Trusting more in the businesses run by the military, Castro has put several former Army administrators in key positions in the civilian state economy.
Nonetheless, neither the military nor the civilian economy are held accountable to the public as neither the workers nor the general population are privy to the economic performance information that would make possible an educated evaluation of efficiency.
Instead, Cubans are accustomed to being told to blindly trust the judgment of their leaders and the administrators they in turn appoint to manage public resources.
The other catch-all factor has been the ever present “enemy to the north” with its blockade and other attempts to strangle the island’s economy, which serve corrupt officials as a shield.
The New Watch Dog
Last weekend the government announced that the Comptroller’s Office - conceived as a watch dog over the use of state funds and resources - would be a place where citizens can file complaints on such abuses and expect to get action. The office is headed by legislator Gladys Maria Brejerano Portela, just appointed a week ago.
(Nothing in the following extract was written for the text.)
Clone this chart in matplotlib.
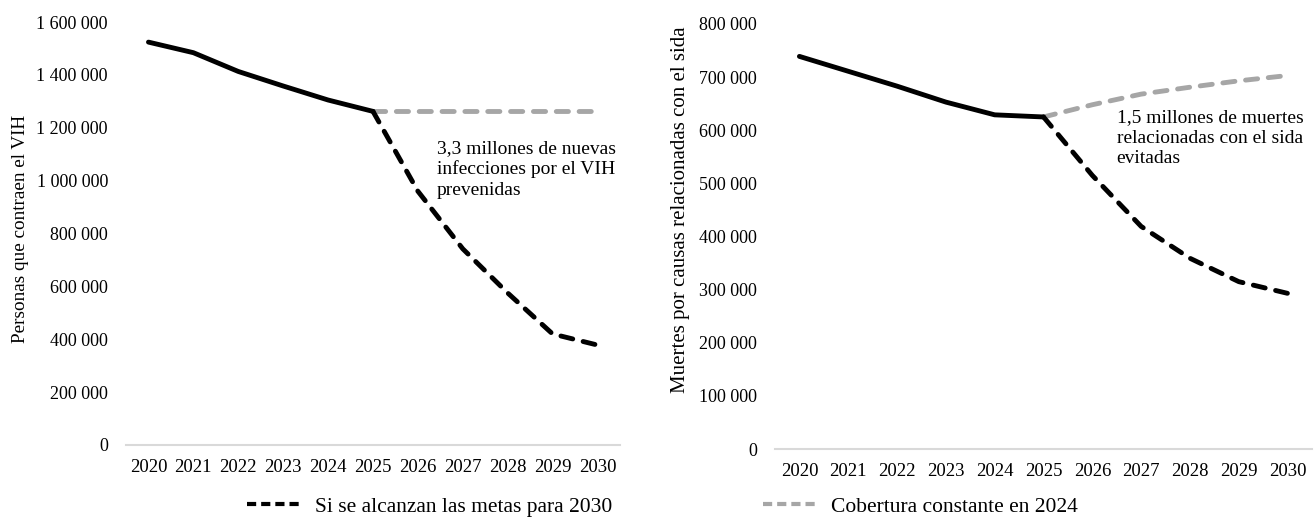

Castro has put several former military administrators in key positions in the civilian state economy. Photo: Caridad
Castro has put several former military administrators in key positions in the civilian state economy. Photo: Caridad
Created by the legislature, the office will receive and follow up on complaints filed by citizens on the misuse of public resources and other illegalities and acts of corruption, said Jose Luis Toledo Santander, president of the parliament’s Constitutional and Juridical Affairs Committee.
Virtually every Cuban, foreign resident or visitor is in one way or another regularly taken in by the different income-supplement scams that have grown to become as normal as rice and beans for most people, whether they like it or not.
In everyday life, very few people even bother to complain about being overcharged or getting taken on the weight or quality of a product. Instead, they often show understanding or even sympathy toward whoever is doing the taking to make a sorely needed buck.
At the same time, many people speculate privately that for so much theft to take place so rampantly on the ground level, there have to be accomplices higher up - from supervisors to managers, to executives, on up to ministers.
Will people now take advantage of the opportunity to file a complaint that supposedly could bring some action? Or will they continue to avoid picking a fight with a boss or higher up that in the past has often had the cards stacked in their favor?